Eleven of the 19 laid-off workers are administrators whose job duties ranged from managing communications to coordinating contracts. Most of those duties are performed by others at the university, Klasko said. Eight others who lost their jobs are temporary workers; two other employees have resigned. The center will keep its scientists.
The institute's former chief executive officer, Huntington Potter, remains at the center as a senior scientist.
Before the cuts, the center was paying its workers with $15 million in cash reserves.
Last spring, the institute's leaders gave up a year in state funding to preserve the center's independence.
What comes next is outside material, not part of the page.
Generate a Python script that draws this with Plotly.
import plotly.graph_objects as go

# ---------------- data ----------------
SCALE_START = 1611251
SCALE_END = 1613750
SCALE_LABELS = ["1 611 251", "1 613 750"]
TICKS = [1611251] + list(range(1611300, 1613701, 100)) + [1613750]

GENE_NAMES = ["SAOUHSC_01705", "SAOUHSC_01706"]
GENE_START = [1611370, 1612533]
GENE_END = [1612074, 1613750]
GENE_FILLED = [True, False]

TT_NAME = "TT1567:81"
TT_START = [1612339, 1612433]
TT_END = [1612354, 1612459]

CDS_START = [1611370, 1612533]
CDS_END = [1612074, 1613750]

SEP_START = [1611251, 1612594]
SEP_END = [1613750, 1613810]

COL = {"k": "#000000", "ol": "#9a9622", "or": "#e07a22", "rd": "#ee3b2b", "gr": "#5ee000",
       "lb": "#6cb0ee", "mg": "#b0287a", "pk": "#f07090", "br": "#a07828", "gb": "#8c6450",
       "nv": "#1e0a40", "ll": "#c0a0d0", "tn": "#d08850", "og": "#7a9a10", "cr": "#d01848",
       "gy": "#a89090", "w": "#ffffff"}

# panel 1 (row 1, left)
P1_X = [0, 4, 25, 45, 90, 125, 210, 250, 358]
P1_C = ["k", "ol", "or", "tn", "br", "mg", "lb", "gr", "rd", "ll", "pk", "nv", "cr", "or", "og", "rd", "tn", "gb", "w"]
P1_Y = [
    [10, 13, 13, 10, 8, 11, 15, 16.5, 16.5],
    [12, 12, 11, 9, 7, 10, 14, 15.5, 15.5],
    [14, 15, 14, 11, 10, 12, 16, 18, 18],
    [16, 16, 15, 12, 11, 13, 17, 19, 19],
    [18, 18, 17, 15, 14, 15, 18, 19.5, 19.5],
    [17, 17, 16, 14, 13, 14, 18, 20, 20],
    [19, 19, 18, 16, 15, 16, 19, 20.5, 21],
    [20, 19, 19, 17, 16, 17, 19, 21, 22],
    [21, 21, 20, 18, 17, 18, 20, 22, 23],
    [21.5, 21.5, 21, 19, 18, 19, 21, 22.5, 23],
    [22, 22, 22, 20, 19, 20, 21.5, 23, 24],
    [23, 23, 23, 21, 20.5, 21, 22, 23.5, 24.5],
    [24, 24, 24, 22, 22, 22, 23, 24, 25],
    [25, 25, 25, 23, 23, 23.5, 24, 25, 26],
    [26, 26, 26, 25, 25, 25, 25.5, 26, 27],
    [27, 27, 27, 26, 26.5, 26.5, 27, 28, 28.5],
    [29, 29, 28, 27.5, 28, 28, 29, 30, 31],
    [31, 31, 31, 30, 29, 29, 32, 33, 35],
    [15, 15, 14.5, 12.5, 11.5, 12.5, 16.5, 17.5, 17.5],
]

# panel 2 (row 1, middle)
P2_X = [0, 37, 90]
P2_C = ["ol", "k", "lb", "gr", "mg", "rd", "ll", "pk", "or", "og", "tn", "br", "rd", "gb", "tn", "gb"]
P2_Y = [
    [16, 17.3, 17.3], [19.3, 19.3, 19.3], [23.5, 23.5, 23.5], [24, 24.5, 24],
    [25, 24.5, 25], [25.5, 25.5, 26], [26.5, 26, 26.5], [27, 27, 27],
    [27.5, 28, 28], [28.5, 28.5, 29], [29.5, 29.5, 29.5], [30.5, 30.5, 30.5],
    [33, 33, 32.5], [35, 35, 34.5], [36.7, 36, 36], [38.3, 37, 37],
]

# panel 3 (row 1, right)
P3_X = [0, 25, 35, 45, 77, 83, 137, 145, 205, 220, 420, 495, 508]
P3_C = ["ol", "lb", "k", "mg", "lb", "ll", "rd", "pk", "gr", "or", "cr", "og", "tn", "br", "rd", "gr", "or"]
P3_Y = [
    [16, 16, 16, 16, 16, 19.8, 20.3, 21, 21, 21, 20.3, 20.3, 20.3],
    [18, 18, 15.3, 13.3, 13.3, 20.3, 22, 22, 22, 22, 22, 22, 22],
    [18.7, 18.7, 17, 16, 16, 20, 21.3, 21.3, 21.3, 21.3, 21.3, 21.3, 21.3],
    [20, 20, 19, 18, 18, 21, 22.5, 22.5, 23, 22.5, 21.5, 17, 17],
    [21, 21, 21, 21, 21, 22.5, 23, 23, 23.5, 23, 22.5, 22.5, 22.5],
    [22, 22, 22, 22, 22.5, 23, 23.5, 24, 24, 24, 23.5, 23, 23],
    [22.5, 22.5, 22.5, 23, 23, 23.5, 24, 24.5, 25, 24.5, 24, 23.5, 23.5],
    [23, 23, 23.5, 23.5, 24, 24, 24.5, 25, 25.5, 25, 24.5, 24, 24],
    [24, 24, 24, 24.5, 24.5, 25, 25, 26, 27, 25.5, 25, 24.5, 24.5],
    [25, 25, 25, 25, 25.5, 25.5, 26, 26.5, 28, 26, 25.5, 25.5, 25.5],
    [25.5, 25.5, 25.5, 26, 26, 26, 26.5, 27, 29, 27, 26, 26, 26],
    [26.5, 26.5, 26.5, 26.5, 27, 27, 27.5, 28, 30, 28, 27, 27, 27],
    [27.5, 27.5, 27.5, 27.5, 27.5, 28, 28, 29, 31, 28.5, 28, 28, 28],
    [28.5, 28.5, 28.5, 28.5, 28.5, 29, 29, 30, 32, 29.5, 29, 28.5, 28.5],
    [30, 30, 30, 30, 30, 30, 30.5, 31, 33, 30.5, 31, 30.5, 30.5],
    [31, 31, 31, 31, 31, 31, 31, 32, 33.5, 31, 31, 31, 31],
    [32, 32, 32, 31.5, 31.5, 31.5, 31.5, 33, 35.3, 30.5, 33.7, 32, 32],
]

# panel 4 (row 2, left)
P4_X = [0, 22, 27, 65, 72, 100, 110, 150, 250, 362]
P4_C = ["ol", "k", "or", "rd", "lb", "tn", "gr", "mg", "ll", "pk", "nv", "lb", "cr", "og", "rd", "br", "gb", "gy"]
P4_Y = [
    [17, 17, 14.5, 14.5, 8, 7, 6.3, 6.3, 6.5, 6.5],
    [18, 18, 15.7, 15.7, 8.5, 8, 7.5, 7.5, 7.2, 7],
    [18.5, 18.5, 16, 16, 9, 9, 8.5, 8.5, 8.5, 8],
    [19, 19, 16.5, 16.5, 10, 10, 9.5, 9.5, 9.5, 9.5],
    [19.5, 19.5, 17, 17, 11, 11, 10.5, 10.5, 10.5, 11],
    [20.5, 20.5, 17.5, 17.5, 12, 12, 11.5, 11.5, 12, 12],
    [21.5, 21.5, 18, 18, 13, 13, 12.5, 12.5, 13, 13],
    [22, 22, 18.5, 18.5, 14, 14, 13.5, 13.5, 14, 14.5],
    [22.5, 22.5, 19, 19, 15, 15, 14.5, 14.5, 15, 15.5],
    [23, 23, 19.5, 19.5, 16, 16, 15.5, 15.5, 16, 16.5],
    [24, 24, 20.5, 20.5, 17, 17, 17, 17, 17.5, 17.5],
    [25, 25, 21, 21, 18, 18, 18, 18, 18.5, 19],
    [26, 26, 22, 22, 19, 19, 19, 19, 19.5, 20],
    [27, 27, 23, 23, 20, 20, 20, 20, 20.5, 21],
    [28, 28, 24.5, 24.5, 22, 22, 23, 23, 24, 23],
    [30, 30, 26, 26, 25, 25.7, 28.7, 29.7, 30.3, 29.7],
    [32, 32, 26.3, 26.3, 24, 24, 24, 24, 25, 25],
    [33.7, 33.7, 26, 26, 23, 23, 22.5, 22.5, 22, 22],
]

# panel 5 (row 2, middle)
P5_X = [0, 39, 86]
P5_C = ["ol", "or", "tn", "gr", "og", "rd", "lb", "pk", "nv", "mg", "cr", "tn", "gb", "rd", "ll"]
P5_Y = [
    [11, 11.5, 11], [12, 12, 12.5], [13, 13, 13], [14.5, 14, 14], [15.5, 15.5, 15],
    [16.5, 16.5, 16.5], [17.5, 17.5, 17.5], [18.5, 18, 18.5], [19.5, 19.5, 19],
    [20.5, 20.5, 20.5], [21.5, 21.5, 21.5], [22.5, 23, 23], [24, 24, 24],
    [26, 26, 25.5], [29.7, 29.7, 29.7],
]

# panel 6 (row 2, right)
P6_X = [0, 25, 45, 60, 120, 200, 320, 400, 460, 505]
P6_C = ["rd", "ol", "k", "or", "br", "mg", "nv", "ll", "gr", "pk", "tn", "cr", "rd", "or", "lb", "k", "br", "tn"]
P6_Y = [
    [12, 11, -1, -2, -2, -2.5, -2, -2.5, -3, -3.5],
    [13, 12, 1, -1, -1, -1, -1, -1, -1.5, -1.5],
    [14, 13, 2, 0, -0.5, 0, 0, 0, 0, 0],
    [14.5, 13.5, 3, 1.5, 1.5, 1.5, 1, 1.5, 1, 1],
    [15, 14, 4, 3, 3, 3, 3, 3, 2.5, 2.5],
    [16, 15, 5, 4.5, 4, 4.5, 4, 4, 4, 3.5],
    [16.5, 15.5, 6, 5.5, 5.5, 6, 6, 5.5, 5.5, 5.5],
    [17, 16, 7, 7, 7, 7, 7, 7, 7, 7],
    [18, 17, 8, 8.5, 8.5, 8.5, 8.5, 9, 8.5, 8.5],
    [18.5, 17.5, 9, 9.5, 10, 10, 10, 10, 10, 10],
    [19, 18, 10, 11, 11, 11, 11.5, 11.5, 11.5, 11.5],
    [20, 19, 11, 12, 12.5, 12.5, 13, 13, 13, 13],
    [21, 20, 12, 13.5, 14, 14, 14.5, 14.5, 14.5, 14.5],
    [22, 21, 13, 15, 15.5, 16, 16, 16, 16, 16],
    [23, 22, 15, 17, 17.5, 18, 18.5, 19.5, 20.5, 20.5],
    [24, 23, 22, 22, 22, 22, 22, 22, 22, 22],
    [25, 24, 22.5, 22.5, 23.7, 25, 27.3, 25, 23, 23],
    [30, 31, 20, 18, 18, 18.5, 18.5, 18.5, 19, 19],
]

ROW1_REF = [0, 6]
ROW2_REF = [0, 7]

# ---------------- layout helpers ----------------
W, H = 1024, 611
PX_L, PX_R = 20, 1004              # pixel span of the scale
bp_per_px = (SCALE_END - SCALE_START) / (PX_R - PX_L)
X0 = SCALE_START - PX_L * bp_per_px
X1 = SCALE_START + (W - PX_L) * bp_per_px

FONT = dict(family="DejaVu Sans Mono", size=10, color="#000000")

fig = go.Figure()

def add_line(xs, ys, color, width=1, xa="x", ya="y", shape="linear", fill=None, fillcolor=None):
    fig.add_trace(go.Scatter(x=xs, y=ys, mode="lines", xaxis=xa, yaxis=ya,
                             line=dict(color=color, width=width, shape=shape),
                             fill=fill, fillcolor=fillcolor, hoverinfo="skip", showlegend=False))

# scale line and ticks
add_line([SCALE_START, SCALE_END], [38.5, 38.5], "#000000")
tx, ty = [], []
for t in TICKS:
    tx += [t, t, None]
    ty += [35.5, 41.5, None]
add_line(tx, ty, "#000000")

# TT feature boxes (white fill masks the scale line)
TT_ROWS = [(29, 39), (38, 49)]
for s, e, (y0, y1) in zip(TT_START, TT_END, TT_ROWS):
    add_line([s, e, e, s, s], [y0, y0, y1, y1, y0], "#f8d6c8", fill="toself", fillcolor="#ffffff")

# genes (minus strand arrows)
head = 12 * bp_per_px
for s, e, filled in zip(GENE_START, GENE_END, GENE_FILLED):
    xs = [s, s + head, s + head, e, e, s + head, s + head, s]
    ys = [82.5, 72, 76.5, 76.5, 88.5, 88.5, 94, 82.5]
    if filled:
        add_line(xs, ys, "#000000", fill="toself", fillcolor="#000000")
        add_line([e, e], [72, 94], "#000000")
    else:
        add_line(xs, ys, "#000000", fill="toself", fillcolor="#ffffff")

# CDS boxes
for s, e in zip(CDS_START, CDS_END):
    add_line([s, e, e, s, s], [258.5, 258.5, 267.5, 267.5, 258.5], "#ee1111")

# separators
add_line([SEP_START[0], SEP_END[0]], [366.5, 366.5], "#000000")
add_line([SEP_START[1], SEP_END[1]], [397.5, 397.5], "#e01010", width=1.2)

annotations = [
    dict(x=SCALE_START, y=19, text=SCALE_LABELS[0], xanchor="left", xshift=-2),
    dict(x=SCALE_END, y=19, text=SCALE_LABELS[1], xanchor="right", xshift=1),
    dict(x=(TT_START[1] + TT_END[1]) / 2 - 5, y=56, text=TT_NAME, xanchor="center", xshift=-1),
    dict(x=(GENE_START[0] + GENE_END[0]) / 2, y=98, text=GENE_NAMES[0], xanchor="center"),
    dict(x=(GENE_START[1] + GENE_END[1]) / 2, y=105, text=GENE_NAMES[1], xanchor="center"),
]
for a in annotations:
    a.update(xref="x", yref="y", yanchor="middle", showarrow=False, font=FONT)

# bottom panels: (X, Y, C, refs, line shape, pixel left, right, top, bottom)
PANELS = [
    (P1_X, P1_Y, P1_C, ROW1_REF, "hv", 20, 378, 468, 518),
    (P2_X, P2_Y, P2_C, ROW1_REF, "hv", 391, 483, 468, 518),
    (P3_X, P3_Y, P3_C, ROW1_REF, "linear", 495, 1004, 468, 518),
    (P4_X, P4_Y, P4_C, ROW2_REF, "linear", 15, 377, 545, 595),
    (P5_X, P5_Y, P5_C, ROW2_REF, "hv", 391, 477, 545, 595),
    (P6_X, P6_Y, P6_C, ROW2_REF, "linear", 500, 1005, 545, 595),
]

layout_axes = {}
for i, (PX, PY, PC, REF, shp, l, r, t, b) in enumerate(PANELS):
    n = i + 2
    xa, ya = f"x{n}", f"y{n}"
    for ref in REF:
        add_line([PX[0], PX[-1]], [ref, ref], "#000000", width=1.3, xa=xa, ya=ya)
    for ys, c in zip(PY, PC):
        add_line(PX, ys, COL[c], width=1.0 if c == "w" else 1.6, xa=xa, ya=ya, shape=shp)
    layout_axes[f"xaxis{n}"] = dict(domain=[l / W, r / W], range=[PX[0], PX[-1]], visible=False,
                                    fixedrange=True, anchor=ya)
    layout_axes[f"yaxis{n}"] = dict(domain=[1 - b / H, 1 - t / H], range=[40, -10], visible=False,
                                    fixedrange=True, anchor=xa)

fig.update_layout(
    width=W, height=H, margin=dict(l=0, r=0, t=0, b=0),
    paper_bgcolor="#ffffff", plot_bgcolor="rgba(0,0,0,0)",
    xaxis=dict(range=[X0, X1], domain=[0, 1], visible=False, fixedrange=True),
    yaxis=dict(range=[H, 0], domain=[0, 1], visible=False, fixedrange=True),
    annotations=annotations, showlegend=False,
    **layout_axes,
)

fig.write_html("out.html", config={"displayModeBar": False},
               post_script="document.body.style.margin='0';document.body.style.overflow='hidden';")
For months, the university had lobbied to take control of the Alzheimer's institute, contending that it performed services and research also done at USF.
The center's leaders had hoped to spread its reserves over the next few years and seek out partnerships to stay in business. But in June, they chose to affiliate with USF and turn the center's management over to the university.
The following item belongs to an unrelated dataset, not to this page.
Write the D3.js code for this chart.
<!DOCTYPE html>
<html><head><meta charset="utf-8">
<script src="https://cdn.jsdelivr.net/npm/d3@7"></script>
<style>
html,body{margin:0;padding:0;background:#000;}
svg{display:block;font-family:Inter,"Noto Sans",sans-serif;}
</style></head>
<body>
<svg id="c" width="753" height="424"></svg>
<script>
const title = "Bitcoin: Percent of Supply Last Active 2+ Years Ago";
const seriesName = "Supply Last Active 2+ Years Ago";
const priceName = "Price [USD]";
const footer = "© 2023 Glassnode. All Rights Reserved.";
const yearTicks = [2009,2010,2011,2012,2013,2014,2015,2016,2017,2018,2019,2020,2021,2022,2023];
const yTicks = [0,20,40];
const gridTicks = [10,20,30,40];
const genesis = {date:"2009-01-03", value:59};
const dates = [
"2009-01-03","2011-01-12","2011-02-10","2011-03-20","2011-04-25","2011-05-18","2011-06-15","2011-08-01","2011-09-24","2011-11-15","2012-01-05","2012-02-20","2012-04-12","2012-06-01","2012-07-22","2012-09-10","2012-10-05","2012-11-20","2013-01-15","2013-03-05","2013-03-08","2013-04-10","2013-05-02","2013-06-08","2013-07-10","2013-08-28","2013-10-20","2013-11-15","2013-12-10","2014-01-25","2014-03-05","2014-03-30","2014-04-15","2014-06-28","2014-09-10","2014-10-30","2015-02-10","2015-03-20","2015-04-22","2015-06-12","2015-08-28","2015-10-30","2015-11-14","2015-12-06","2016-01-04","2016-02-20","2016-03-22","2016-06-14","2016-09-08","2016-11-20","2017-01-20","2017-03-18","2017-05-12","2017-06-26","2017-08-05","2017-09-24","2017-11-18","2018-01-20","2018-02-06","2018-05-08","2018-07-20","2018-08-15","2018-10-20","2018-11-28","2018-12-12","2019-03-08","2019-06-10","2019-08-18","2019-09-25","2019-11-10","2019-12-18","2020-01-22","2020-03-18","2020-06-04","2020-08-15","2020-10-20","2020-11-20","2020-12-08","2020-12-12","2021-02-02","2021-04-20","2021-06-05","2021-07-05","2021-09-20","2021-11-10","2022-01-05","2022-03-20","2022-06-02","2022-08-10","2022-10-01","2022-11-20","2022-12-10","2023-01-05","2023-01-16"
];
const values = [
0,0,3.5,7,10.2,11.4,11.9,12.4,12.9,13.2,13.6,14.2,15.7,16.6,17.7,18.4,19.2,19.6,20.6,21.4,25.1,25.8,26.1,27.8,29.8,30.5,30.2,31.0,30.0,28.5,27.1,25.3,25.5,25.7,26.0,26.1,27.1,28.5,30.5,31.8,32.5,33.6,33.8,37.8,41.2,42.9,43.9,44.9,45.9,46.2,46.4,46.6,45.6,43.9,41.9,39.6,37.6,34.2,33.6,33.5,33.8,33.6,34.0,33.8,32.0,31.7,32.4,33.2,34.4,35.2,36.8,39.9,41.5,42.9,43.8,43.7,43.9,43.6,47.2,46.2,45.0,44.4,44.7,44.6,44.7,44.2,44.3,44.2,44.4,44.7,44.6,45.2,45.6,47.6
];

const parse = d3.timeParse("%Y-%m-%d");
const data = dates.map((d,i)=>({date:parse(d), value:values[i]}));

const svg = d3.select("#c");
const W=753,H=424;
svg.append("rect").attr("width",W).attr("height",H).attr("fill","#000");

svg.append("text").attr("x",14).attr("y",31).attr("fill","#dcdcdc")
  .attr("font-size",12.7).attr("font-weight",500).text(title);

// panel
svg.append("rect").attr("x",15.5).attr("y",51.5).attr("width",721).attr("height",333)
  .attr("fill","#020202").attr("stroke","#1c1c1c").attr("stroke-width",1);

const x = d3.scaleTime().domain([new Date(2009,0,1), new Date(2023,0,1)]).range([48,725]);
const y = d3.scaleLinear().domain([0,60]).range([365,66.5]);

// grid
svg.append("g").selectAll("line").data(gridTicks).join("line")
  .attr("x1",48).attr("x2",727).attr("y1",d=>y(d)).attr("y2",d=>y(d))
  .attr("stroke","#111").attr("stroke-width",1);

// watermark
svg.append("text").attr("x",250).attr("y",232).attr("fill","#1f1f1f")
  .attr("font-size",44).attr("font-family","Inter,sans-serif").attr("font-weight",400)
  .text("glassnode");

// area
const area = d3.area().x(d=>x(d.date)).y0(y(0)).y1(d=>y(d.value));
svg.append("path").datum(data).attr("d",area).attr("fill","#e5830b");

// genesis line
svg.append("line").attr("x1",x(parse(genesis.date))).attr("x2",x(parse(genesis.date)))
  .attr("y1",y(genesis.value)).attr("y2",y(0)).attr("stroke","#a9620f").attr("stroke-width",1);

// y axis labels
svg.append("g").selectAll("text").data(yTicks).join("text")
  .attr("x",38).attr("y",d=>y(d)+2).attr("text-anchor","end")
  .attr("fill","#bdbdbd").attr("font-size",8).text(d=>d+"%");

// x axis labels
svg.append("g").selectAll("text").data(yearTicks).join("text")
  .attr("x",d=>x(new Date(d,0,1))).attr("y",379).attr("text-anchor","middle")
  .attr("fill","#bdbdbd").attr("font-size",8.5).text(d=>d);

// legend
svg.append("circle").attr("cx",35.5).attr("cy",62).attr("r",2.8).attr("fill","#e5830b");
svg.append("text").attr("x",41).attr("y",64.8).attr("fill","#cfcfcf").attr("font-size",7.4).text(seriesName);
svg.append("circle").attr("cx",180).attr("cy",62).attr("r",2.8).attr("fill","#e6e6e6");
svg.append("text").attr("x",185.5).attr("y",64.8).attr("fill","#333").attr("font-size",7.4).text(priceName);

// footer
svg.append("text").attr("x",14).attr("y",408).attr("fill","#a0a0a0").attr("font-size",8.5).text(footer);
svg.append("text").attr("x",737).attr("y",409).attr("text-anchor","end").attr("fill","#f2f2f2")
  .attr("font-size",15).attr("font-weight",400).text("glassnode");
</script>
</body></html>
At its spending rate, before the cuts, the institute would have burned through its cash in 12 to 18 months, Klakso said.
Now that he has cut payroll, Klasko said he will seek other sources of revenue, whether they come from corporate partnerships, from the clinic he opened at the institute last month or from donors.
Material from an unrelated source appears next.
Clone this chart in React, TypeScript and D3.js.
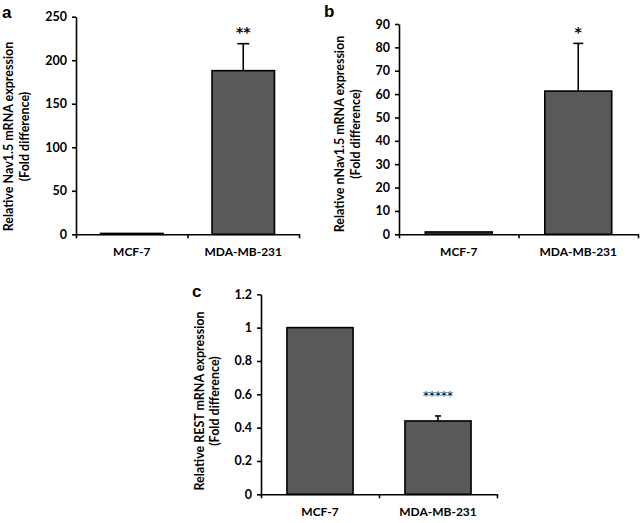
import React, { useEffect, useRef } from "react";
import * as d3 from "d3";

// cell lines on the x axis of every panel
const categories = ["MCF-7", "MDA-MB-231"];

// a: Nav1.5
const nav15Means = [1, 188];
const nav15Errors = [0, 31];
const nav15Ticks = [0, 50, 100, 150, 200, 250];
const nav15Stars = ["", "**"];

// b: nNav1.5
const nNav15Means = [1, 61.3];
const nNav15Errors = [0, 20.4];
const nNav15Ticks = [0, 10, 20, 30, 40, 50, 60, 70, 80, 90];
const nNav15Stars = ["", "*"];

// c: REST
const restMeans = [1, 0.44];
const restErrors = [0, 0.03];
const restTicks = [0, 0.2, 0.4, 0.6, 0.8, 1, 1.2];
const restStars = ["", "*****"];

type Panel = {
  letter: string;
  letterX: number;
  letterY: number;
  left: number;
  right: number;
  top: number;
  bottom: number;
  means: number[];
  errors: number[];
  ticks: number[];
  stars: string[];
  labelLines: string[];
  labelX: number[];
  labelY: number;
  starGap: number;
  starSize: number;
  starWeight: string;
  capW: number;
};

const panels: Panel[] = [
  {
    letter: "a", letterX: 2, letterY: 18,
    left: 76, right: 299, top: 16.7, bottom: 234.3,
    means: nav15Means, errors: nav15Errors, ticks: nav15Ticks, stars: nav15Stars,
    labelLines: ["Relative Nav1.5 mRNA expression", "(Fold difference)"],
    labelX: [12.5, 28.5], labelY: 136.5,
    starGap: 7, starSize: 14, starWeight: "bold", capW: 12,
  },
  {
    letter: "b", letterX: 324, letterY: 17,
    left: 399, right: 638, top: 24, bottom: 234.3,
    means: nNav15Means, errors: nNav15Errors, ticks: nNav15Ticks, stars: nNav15Stars,
    labelLines: ["Relative nNav1.5 mRNA expression", "(Fold difference)"],
    labelX: [343.5, 359.5], labelY: 134,
    starGap: 6, starSize: 14, starWeight: "bold", capW: 10,
  },
  {
    letter: "c", letterX: 192, letterY: 297,
    left: 261, right: 497, top: 294.3, bottom: 494.3,
    means: restMeans, errors: restErrors, ticks: restTicks, stars: restStars,
    labelLines: ["Relative REST mRNA expression", "(Fold difference)"],
    labelX: [203.5, 218.5], labelY: 401,
    starGap: 16, starSize: 12, starWeight: "normal", capW: 6,
  },
];

const FONT = "Lato, 'Open Sans', sans-serif";

const App = () => {
  const ref = useRef<SVGSVGElement>(null);

  useEffect(() => {
    drawChart();
  }, []);

  const drawChart = () => {
    const svg = d3.select(ref.current);
    svg.selectAll("*").remove();

    panels.forEach((p) => {
      const g = svg.append("g");

      const x = d3
        .scaleBand()
        .domain(categories)
        .range([p.left, p.right])
        .paddingInner(0.44)
        .paddingOuter(0.22);

      const y = d3
        .scaleLinear()
        .domain([0, d3.max(p.ticks) as number])
        .range([p.bottom, p.top]);

      // bars
      g.selectAll("rect.bar")
        .data(categories)
        .enter()
        .append("rect")
        .attr("class", "bar")
        .attr("x", (d) => x(d) as number)
        .attr("y", (d, i) => y(p.means[i]))
        .attr("width", x.bandwidth())
        .attr("height", (d, i) => p.bottom - y(p.means[i]))
        .attr("fill", "#595959")
        .attr("stroke", "#000")
        .attr("stroke-width", 1.6);

      // error bars (upper only)
      categories.forEach((c, i) => {
        if (!p.errors[i]) return;
        const cx = (x(c) as number) + x.bandwidth() / 2;
        g.append("line")
          .attr("x1", cx).attr("x2", cx)
          .attr("y1", y(p.means[i])).attr("y2", y(p.means[i] + p.errors[i]))
          .attr("stroke", "#000").attr("stroke-width", 1.6);
        g.append("line")
          .attr("x1", cx - p.capW / 2).attr("x2", cx + p.capW / 2)
          .attr("y1", y(p.means[i] + p.errors[i])).attr("y2", y(p.means[i] + p.errors[i]))
          .attr("stroke", "#000").attr("stroke-width", 1.6);
      });

      // significance stars
      categories.forEach((c, i) => {
        if (!p.stars[i]) return;
        const cx = (x(c) as number) + x.bandwidth() / 2;
        g.append("text")
          .attr("x", cx)
          .attr("y", y(p.means[i] + p.errors[i]) - p.starGap)
          .attr("text-anchor", "middle")
          .attr("font-family", "'DejaVu Sans', sans-serif")
          .attr("font-size", p.starSize)
          .attr("font-weight", p.starWeight)
          .attr("fill", "#000")
          .text(p.stars[i]);
      });

      // Y Axis
      const yAxis = g
        .append("g")
        .attr("transform", `translate(${p.left},0)`)
        .call(
          d3.axisLeft(y)
            .tickValues(p.ticks)
            .tickSize(4)
            .tickSizeOuter(0)
            .tickPadding(5)
            .tickFormat((d) => String(d))
        );
      yAxis.attr("font-family", FONT).attr("font-size", 12.5).attr("font-weight", "bold");
      yAxis.selectAll("path, line").attr("stroke", "#000").attr("stroke-width", 1.6);
      yAxis.selectAll("text").attr("fill", "#000");

      // X Axis: plain line with ticks between the groups
      const xEdges = d3
        .scaleLinear()
        .domain([0, categories.length])
        .range([p.left, p.right]);
      const xAxis = g
        .append("g")
        .attr("transform", `translate(0,${p.bottom})`)
        .call(
          d3.axisBottom(xEdges)
            .tickValues(d3.range(categories.length + 1))
            .tickSize(4)
            .tickSizeOuter(0)
            .tickFormat(() => "")
        );
      xAxis.selectAll("path, line").attr("stroke", "#000").attr("stroke-width", 1.6);

      // category labels
      g.selectAll("text.cat")
        .data(categories)
        .enter()
        .append("text")
        .attr("class", "cat")
        .attr("x", (d) => (x(d) as number) + x.bandwidth() / 2)
        .attr("y", p.bottom + 22)
        .attr("text-anchor", "middle")
        .attr("font-family", FONT)
        .attr("font-size", 12)
        .attr("font-weight", "bold")
        .attr("fill", "#000")
        .text((d) => d);

      // Y label
      p.labelLines.forEach((line, k) => {
        g.append("text")
          .attr("transform", `translate(${p.labelX[k]},${p.labelY}) rotate(-90)`)
          .attr("text-anchor", "middle")
          .attr("font-family", FONT)
          .attr("font-size", 12.5)
          .attr("font-weight", "bold")
          .attr("fill", "#000")
          .text(line);
      });

      // panel letter
      g.append("text")
        .attr("x", p.letterX)
        .attr("y", p.letterY)
        .attr("font-family", "'Liberation Sans', Arial, sans-serif")
        .attr("font-size", 17)
        .attr("font-weight", "bold")
        .attr("fill", "#000")
        .text(p.letter);
    });
  };

  return (
    <svg
      ref={ref}
      width={640}
      height={523}
      style={{ position: "absolute", left: 0, top: 0, background: "#fff" }}
    ></svg>
  );
};

export default App;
Although he hopes for an allotment of state money next spring, considering the souring Florida economy, Klasko said, "I'm realistic."
"The fact is, we're going to be careful about what we spend," he said, adding that he plans to bring in more doctors who can pay their own salaries from the grants they receive and that USF eventually will offer more financial support.
The Byrd institute opened in 2007 as a nonprofit center to study the treatments of and try to find a cure for Alzheimer's disease.
Former Florida House Speaker Johnnie B. Byrd Jr. said Wednesday that he trusted Klasko to make the right decisions. The institute is named after Byrd's late father.
Byrd had long criticized the business decisions that the institute's previous leaders made. In late 2006, he led an unsuccessful attempt to replace Potter, a Harvard-trained researcher, with a business professional.
"Every dollar that's spent on administration is a dollar not spent on research," Byrd said.